> **Data segment**:
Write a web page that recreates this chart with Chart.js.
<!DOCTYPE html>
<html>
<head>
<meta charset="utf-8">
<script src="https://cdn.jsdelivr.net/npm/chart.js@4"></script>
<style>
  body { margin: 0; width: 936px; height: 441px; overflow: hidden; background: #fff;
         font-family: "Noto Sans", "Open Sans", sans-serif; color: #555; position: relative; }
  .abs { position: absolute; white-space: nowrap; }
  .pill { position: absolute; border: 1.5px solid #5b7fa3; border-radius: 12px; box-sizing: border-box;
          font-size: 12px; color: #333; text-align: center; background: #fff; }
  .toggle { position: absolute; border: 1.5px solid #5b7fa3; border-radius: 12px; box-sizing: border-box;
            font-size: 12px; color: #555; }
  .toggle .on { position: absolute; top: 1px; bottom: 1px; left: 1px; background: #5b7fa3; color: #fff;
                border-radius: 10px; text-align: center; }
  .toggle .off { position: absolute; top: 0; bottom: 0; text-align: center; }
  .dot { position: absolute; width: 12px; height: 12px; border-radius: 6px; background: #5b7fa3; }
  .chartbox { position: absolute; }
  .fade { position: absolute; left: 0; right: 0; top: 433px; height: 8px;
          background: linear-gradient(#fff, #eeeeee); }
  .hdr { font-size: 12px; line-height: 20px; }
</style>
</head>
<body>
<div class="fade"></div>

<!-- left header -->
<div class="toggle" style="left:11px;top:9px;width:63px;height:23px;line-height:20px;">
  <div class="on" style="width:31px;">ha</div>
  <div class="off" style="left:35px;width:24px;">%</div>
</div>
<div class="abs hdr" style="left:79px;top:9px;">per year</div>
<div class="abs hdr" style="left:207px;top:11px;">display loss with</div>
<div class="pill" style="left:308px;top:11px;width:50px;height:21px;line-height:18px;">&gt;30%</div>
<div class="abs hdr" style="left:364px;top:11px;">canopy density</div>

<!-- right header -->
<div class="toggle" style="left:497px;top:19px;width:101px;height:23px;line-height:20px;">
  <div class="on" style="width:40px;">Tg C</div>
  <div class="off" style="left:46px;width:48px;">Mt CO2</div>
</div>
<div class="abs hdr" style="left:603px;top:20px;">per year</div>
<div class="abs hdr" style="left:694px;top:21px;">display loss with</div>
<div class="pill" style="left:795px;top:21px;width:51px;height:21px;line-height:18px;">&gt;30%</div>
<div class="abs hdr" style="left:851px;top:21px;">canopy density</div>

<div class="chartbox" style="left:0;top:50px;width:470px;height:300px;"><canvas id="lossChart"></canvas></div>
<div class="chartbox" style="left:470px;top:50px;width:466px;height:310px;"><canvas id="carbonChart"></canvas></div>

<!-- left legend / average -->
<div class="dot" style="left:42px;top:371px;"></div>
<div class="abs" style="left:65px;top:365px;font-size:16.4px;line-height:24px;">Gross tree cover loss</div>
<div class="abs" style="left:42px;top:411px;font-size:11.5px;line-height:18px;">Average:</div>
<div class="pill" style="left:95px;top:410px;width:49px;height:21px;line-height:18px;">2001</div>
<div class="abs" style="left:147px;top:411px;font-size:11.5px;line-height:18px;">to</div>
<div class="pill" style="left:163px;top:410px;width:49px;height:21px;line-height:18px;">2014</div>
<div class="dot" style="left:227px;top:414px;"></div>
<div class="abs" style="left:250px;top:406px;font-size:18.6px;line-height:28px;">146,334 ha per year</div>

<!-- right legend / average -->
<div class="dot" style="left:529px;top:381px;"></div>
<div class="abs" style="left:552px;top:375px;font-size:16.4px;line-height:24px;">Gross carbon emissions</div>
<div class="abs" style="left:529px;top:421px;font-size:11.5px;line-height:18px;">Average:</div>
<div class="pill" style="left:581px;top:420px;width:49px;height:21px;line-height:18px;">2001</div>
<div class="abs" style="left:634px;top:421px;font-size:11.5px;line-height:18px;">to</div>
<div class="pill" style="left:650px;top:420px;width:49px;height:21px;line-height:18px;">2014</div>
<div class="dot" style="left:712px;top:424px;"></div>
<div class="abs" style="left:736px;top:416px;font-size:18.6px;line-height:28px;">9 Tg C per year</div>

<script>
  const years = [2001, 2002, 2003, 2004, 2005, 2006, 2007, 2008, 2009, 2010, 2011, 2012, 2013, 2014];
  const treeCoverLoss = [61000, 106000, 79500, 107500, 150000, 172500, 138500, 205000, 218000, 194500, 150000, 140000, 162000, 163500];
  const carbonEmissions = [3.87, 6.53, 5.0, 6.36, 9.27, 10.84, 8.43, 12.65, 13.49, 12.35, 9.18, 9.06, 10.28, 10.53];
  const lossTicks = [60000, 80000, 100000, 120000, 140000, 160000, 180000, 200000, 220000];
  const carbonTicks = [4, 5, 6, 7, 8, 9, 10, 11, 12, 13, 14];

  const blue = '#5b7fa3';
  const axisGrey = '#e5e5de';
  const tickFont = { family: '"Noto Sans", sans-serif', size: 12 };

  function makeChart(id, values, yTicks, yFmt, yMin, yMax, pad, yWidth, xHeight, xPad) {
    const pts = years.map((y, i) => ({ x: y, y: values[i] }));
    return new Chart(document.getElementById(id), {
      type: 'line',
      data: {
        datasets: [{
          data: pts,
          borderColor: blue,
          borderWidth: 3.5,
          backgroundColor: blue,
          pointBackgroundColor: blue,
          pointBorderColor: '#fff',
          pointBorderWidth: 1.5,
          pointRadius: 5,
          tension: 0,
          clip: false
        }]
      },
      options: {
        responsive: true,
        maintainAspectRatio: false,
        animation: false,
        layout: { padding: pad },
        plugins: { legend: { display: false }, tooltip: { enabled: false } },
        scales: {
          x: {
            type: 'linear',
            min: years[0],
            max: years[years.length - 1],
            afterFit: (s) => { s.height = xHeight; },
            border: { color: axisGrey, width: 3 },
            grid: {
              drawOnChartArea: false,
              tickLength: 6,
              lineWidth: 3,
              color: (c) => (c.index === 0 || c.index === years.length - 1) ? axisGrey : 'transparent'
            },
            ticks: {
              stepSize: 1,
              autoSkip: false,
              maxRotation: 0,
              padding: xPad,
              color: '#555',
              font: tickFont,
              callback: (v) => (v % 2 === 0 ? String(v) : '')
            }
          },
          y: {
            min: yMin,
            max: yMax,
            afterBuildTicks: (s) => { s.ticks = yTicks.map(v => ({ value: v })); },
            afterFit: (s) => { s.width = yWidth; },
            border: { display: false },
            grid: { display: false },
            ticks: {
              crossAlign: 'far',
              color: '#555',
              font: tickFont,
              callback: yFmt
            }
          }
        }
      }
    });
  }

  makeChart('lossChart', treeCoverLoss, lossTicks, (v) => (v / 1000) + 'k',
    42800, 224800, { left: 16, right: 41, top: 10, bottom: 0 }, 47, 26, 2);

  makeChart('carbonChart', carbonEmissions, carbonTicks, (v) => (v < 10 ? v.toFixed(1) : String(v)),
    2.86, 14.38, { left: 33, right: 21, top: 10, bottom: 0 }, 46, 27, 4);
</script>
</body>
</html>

> **Prompt**:
Output the listing above word for word.

> **Finished task**:
Write a web page that recreates this chart with Chart.js.
<!DOCTYPE html>
<html>
<head>
<meta charset="utf-8">
<script src="https://cdn.jsdelivr.net/npm/chart.js@4"></script>
<style>
  body { margin: 0; width: 936px; height: 441px; overflow: hidden; background: #fff;
         font-family: "Noto Sans", "Open Sans", sans-serif; color: #555; position: relative; }
  .abs { position: absolute; white-space: nowrap; }
  .pill { position: absolute; border: 1.5px solid #5b7fa3; border-radius: 12px; box-sizing: border-box;
          font-size: 12px; color: #333; text-align: center; background: #fff; }
  .toggle { position: absolute; border: 1.5px solid #5b7fa3; border-radius: 12px; box-sizing: border-box;
            font-size: 12px; color: #555; }
  .toggle .on { position: absolute; top: 1px; bottom: 1px; left: 1px; background: #5b7fa3; color: #fff;
                border-radius: 10px; text-align: center; }
  .toggle .off { position: absolute; top: 0; bottom: 0; text-align: center; }
  .dot { position: absolute; width: 12px; height: 12px; border-radius: 6px; background: #5b7fa3; }
  .chartbox { position: absolute; }
  .fade { position: absolute; left: 0; right: 0; top: 433px; height: 8px;
          background: linear-gradient(#fff, #eeeeee); }
  .hdr { font-size: 12px; line-height: 20px; }
</style>
</head>
<body>
<div class="fade"></div>

<!-- left header -->
<div class="toggle" style="left:11px;top:9px;width:63px;height:23px;line-height:20px;">
  <div class="on" style="width:31px;">ha</div>
  <div class="off" style="left:35px;width:24px;">%</div>
</div>
<div class="abs hdr" style="left:79px;top:9px;">per year</div>
<div class="abs hdr" style="left:207px;top:11px;">display loss with</div>
<div class="pill" style="left:308px;top:11px;width:50px;height:21px;line-height:18px;">&gt;30%</div>
<div class="abs hdr" style="left:364px;top:11px;">canopy density</div>

<!-- right header -->
<div class="toggle" style="left:497px;top:19px;width:101px;height:23px;line-height:20px;">
  <div class="on" style="width:40px;">Tg C</div>
  <div class="off" style="left:46px;width:48px;">Mt CO2</div>
</div>
<div class="abs hdr" style="left:603px;top:20px;">per year</div>
<div class="abs hdr" style="left:694px;top:21px;">display loss with</div>
<div class="pill" style="left:795px;top:21px;width:51px;height:21px;line-height:18px;">&gt;30%</div>
<div class="abs hdr" style="left:851px;top:21px;">canopy density</div>

<div class="chartbox" style="left:0;top:50px;width:470px;height:300px;"><canvas id="lossChart"></canvas></div>
<div class="chartbox" style="left:470px;top:50px;width:466px;height:310px;"><canvas id="carbonChart"></canvas></div>

<!-- left legend / average -->
<div class="dot" style="left:42px;top:371px;"></div>
<div class="abs" style="left:65px;top:365px;font-size:16.4px;line-height:24px;">Gross tree cover loss</div>
<div class="abs" style="left:42px;top:411px;font-size:11.5px;line-height:18px;">Average:</div>
<div class="pill" style="left:95px;top:410px;width:49px;height:21px;line-height:18px;">2001</div>
<div class="abs" style="left:147px;top:411px;font-size:11.5px;line-height:18px;">to</div>
<div class="pill" style="left:163px;top:410px;width:49px;height:21px;line-height:18px;">2014</div>
<div class="dot" style="left:227px;top:414px;"></div>
<div class="abs" style="left:250px;top:406px;font-size:18.6px;line-height:28px;">146,334 ha per year</div>

<!-- right legend / average -->
<div class="dot" style="left:529px;top:381px;"></div>
<div class="abs" style="left:552px;top:375px;font-size:16.4px;line-height:24px;">Gross carbon emissions</div>
<div class="abs" style="left:529px;top:421px;font-size:11.5px;line-height:18px;">Average:</div>
<div class="pill" style="left:581px;top:420px;width:49px;height:21px;line-height:18px;">2001</div>
<div class="abs" style="left:634px;top:421px;font-size:11.5px;line-height:18px;">to</div>
<div class="pill" style="left:650px;top:420px;width:49px;height:21px;line-height:18px;">2014</div>
<div class="dot" style="left:712px;top:424px;"></div>
<div class="abs" style="left:736px;top:416px;font-size:18.6px;line-height:28px;">9 Tg C per year</div>

<script>
  const years = [2001, 2002, 2003, 2004, 2005, 2006, 2007, 2008, 2009, 2010, 2011, 2012, 2013, 2014];
  const treeCoverLoss = [61000, 106000, 79500, 107500, 150000, 172500, 138500, 205000, 218000, 194500, 150000, 140000, 162000, 163500];
  const carbonEmissions = [3.87, 6.53, 5.0, 6.36, 9.27, 10.84, 8.43, 12.65, 13.49, 12.35, 9.18, 9.06, 10.28, 10.53];
  const lossTicks = [60000, 80000, 100000, 120000, 140000, 160000, 180000, 200000, 220000];
  const carbonTicks = [4, 5, 6, 7, 8, 9, 10, 11, 12, 13, 14];

  const blue = '#5b7fa3';
  const axisGrey = '#e5e5de';
  const tickFont = { family: '"Noto Sans", sans-serif', size: 12 };

  function makeChart(id, values, yTicks, yFmt, yMin, yMax, pad, yWidth, xHeight, xPad) {
    const pts = years.map((y, i) => ({ x: y, y: values[i] }));
    return new Chart(document.getElementById(id), {
      type: 'line',
      data: {
        datasets: [{
          data: pts,
          borderColor: blue,
          borderWidth: 3.5,
          backgroundColor: blue,
          pointBackgroundColor: blue,
          pointBorderColor: '#fff',
          pointBorderWidth: 1.5,
          pointRadius: 5,
          tension: 0,
          clip: false
        }]
      },
      options: {
        responsive: true,
        maintainAspectRatio: false,
        animation: false,
        layout: { padding: pad },
        plugins: { legend: { display: false }, tooltip: { enabled: false } },
        scales: {
          x: {
            type: 'linear',
            min: years[0],
            max: years[years.length - 1],
            afterFit: (s) => { s.height = xHeight; },
            border: { color: axisGrey, width: 3 },
            grid: {
              drawOnChartArea: false,
              tickLength: 6,
              lineWidth: 3,
              color: (c) => (c.index === 0 || c.index === years.length - 1) ? axisGrey : 'transparent'
            },
            ticks: {
              stepSize: 1,
              autoSkip: false,
              maxRotation: 0,
              padding: xPad,
              color: '#555',
              font: tickFont,
              callback: (v) => (v % 2 === 0 ? String(v) : '')
            }
          },
          y: {
            min: yMin,
            max: yMax,
            afterBuildTicks: (s) => { s.ticks = yTicks.map(v => ({ value: v })); },
            afterFit: (s) => { s.width = yWidth; },
            border: { display: false },
            grid: { display: false },
            ticks: {
              crossAlign: 'far',
              color: '#555',
              font: tickFont,
              callback: yFmt
            }
          }
        }
      }
    });
  }

  makeChart('lossChart', treeCoverLoss, lossTicks, (v) => (v / 1000) + 'k',
    42800, 224800, { left: 16, right: 41, top: 10, bottom: 0 }, 47, 26, 2);

  makeChart('carbonChart', carbonEmissions, carbonTicks, (v) => (v < 10 ? v.toFixed(1) : String(v)),
    2.86, 14.38, { left: 33, right: 21, top: 10, bottom: 0 }, 46, 27, 4);
</script>
</body>
</html>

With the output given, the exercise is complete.